Читаем Ева полностью

И вот они вернулись с прогулки. Но всё стало наоборот. Катя светилась как галогеновая фара. А глаза байкера Чела выкатились, рот открылся и весь он посинел. Он как бы хотел сказать: „Прощайте, люди добрые, дышать мне больше нечем“.

Послушная Катя всё сжимала и сжимала кольца своих объятий. Она вела себя, как восторженный тигровый питон. Ей никто не сказал, что с торможением можно отпускать грудную клетку водителя. Она уже затянула Челу новую талию, в районе сосков. Ему бы хотелось немного воздуха. Но Катя считала, главное сейчас — безопасность пассажира. Конечно, потом её руки разжали.
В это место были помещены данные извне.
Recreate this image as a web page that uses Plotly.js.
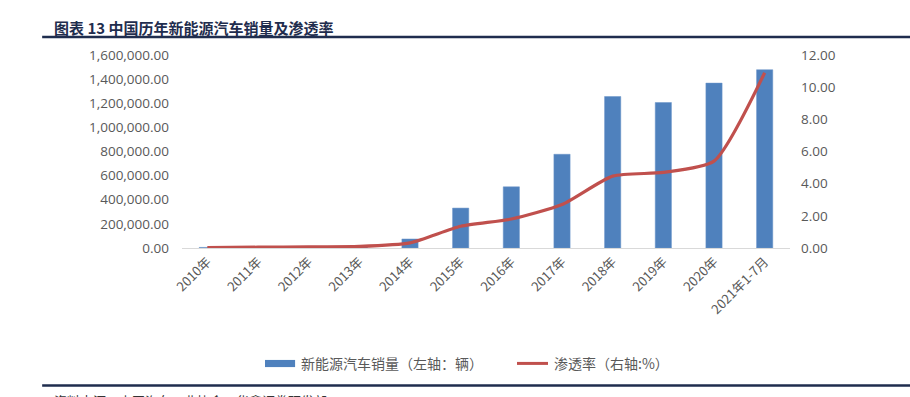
<!DOCTYPE html>
<html><head><meta charset="utf-8">
<script src="https://cdn.plot.ly/plotly-3.0.1.min.js"></script>
<style>body{margin:0;background:#fff}#c{width:910px;height:397px}</style>
</head><body><div id="c"></div>
<script>
const categories = ['2010年','2011年','2012年','2013年','2014年','2015年','2016年','2017年','2018年','2019年','2020年','2021年1-7月'];
const sales = [5000, 8000, 13000, 17600, 74800, 331000, 507000, 777000, 1256000, 1206000, 1367000, 1478000];
const penetration = [0.03, 0.05, 0.07, 0.1, 0.32, 1.35, 1.8, 2.7, 4.47, 4.7, 5.4, 10.9];
const leftTicks = [0, 200000, 400000, 600000, 800000, 1000000, 1200000, 1400000, 1600000];
const leftTickText = ['0.00','200,000.00','400,000.00','600,000.00','800,000.00','1,000,000.00','1,200,000.00','1,400,000.00','1,600,000.00'];
const rightTicks = [0, 2, 4, 6, 8, 10, 12];
const rightTickText = ['0.00','2.00','4.00','6.00','8.00','10.00','12.00'];
const legendNames = ['新能源汽车销量（左轴：辆）', '渗透率（右轴:%）'];

const tickFont = {family: 'Open Sans, Noto Sans CJK SC, sans-serif', size: 13.5, color: '#595959'};
const cjk = 'Noto Sans CJK SC, sans-serif';
const barColor = '#4F81BD', lineColor = '#C0504D';

const data = [
  {type: 'bar', x: categories, y: sales, name: legendNames[0],
   marker: {color: barColor, line: {color: '#6b95c9', width: 0.5}}, width: 0.32, yaxis: 'y'},
  {type: 'scatter', mode: 'lines', x: categories, y: penetration, name: legendNames[1],
   line: {color: lineColor, width: 3.2, shape: 'spline', smoothing: 0.6}, yaxis: 'y2'}
];

const layout = {
  width: 910, height: 397,
  margin: {l: 182, r: 120, t: 55, b: 149},
  paper_bgcolor: '#fff', plot_bgcolor: '#fff',
  showlegend: false,
  xaxis: {type: 'category', tickangle: -45, tickfont: {family: cjk, size: 13, color: '#595959'},
          showline: true, linecolor: '#d9d9d9', linewidth: 1, ticks: '', showgrid: false, zeroline: false,
          automargin: false},
  yaxis: {range: [0, 1600000], tickvals: leftTicks, ticktext: leftTickText, tickfont: tickFont,
          showgrid: false, zeroline: false, showline: false, ticklabelstandoff: 12, automargin: false},
  yaxis2: {range: [0, 12], tickvals: rightTicks, ticktext: rightTickText, tickfont: tickFont,
           overlaying: 'y', side: 'right', showgrid: false, zeroline: false, showline: false,
           ticklabelstandoff: 10, automargin: false},
  shapes: [
    {type: 'line', xref: 'paper', yref: 'paper', x0: -0.23, x1: 1.2, y0: 1.093, y1: 1.093,
     line: {color: '#1F2D4E', width: 2.5}},
    {type: 'line', xref: 'paper', yref: 'paper', x0: -0.23, x1: 1.2, y0: -0.712, y1: -0.712,
     line: {color: '#1F2D4E', width: 2.5}},
    {type: 'rect', xref: 'paper', yref: 'paper', x0: 0.1365, x1: 0.186, y0: -0.580, y1: -0.617,
     fillcolor: barColor, line: {width: 0}},
    {type: 'line', xref: 'paper', yref: 'paper', x0: 0.551, x1: 0.602, y0: -0.598, y1: -0.598,
     line: {color: lineColor, width: 3}}
  ],
  annotations: [
    {text: '<b>图表 13 中国历年新能源汽车销量及渗透率</b>', xref: 'paper', yref: 'paper',
     x: -0.214, y: 1.145, xanchor: 'left', yanchor: 'middle', showarrow: false,
     font: {family: cjk, size: 15, color: '#1F2D4E'}},
    {text: legendNames[0], xref: 'paper', yref: 'paper', x: 0.193, y: -0.598,
     xanchor: 'left', yanchor: 'middle', showarrow: false, font: {family: cjk, size: 14, color: '#595959'}},
    {text: legendNames[1], xref: 'paper', yref: 'paper', x: 0.609, y: -0.598,
     xanchor: 'left', yanchor: 'middle', showarrow: false, font: {family: cjk, size: 14, color: '#595959'}},
    {text: '资料来源：中国汽车工业协会，华鑫证券研发部', xref: 'paper', yref: 'paper',
     x: -0.214, y: -0.728, xanchor: 'left', yanchor: 'top', showarrow: false,
     font: {family: cjk, size: 13, color: '#333'}}
  ]
};
Plotly.newPlot('c', data, layout, {displayModeBar: false, staticPlot: true});
</script></body></html>
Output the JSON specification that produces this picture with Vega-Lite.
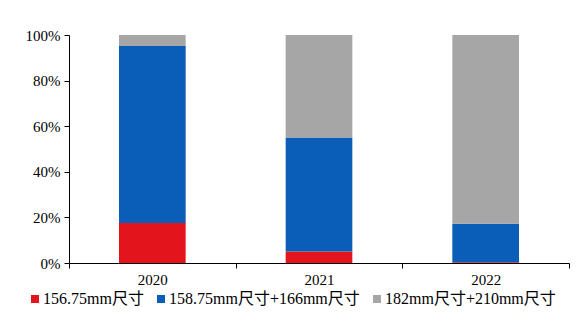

Байкер Чел с шумом всосал в себя половину норвежского кислорода. Теперь он знает, что граниты, фьорды, — это вовсе не круто, когда в мире есть объятия русских психологинь…

Юля, меня завтра выписывают. Может быть, мы однажды увидимся. Или спишемся, хотя бы. Но вряд ли это будет скоро. Мне в понедельник на работу, я обленился тут ужасно. Хочу спросить у психолога Кати курс противоленивой терапии. Боюсь, там окажется обычная русская жестокость: „Вставай, иди работай“ или „Чего лежишь, дармоед“. Если знаете что-то о нежных методах принуждения к труду, напишите.

Спасибо Вам за тихое Ваше внимание,

Всего доброго,

Искренне Ваш, Алексей…»

У Юли хорошо. Особенно, если без тапок. Тикают напольные часы. По виду им лет двести, здоровенные. Зелёный диван, классика жанра. На таких уютно целоваться, притушив торшер. Не удержался, представил, как держу хозяйку за руку и бочок. Она тихая. Наверное, перепугалась бы. Сначала.

Пили чай, Юля рассказывала. Папа военный. Сама она преподавала фортепьяно в музыкальной школе. Почти моя коллега. Была замужем. Так себе, не понравилось. Вышла в двадцать. А в двадцать семь влюбилась в другого, в женатого. До одури, до прокушенных губ. А он в неё. Его жена узнала, ревновала, маялась. Не хотела отпускать. Думали, она за деньги держится. Этот Юлин возлюбленный состоятельный человек. А его жена возьми и сигани с девятиэтажки. Пробила крышу грузовика, такой удар был.

И с Юлиным мужем несчастье вышло. Психанул, погнал свой «БМВ», разбился. После этого какая жизнь? Два покойника. В развале семьи всегда виновата победившая женщина. Значит обе смерти на Юле. Три года выжившие ходили параллельными дорогами — вроде вместе, вроде врозь. То есть, этот мужчина, он говорил, рассосётся, давай поженимся. Но внутри что-то сломалось. Кисла, кисла, потом и вовсе угодила в больницу. Врачи говорили, надолго. Три года лежала, только хуже становилось. И вдруг приходит доктор Мотя, со своей экспериментальной программой.

Юля помолчала.

— Скажите, Матвей, это ведь вы писали? Эти письма. Вы ведь придумали русского психа Алексея?

Она мне нравится. Как в детском саду, хочу подарить ей парусник, водить за руку и вместе обедать. Мне бы чуть постараться. Зайти ещё в гости, выпить бочку чая. К лету убедить себя, что влюблён. И срослось бы. Вон, диван какой зелёный.

Я разозлился. Вспомнил, зачем здесь. Стал рассказывать про Питер. Как писал рекламу для колготок и кетчупов. Про жёлтые Катины пирожки и чёрное пианино Ашота. Про Еву в белом пальто. Чем хуже, тем лучше, чего врать-то. Юля смотрела в чашку, потом в окно. Ничего не сказала. Только «пока» и «звони, если что». Чмокнула в щёку, улыбалась набок. Я знал, потом пожалею. Мне бы остаться. Но вспомнил чердак, наше с Евой ночное сопение. И как она бежала по снегу, когда я нашёл её.

Прощание скомкали. Я наврал про срочные дела. Обещал зайти ещё. Неловко обнял её и вышел. В трясущемся трамвае отражался в стекле и повторял своему отражению: ты дурак, боже мой, какой же ты дурак.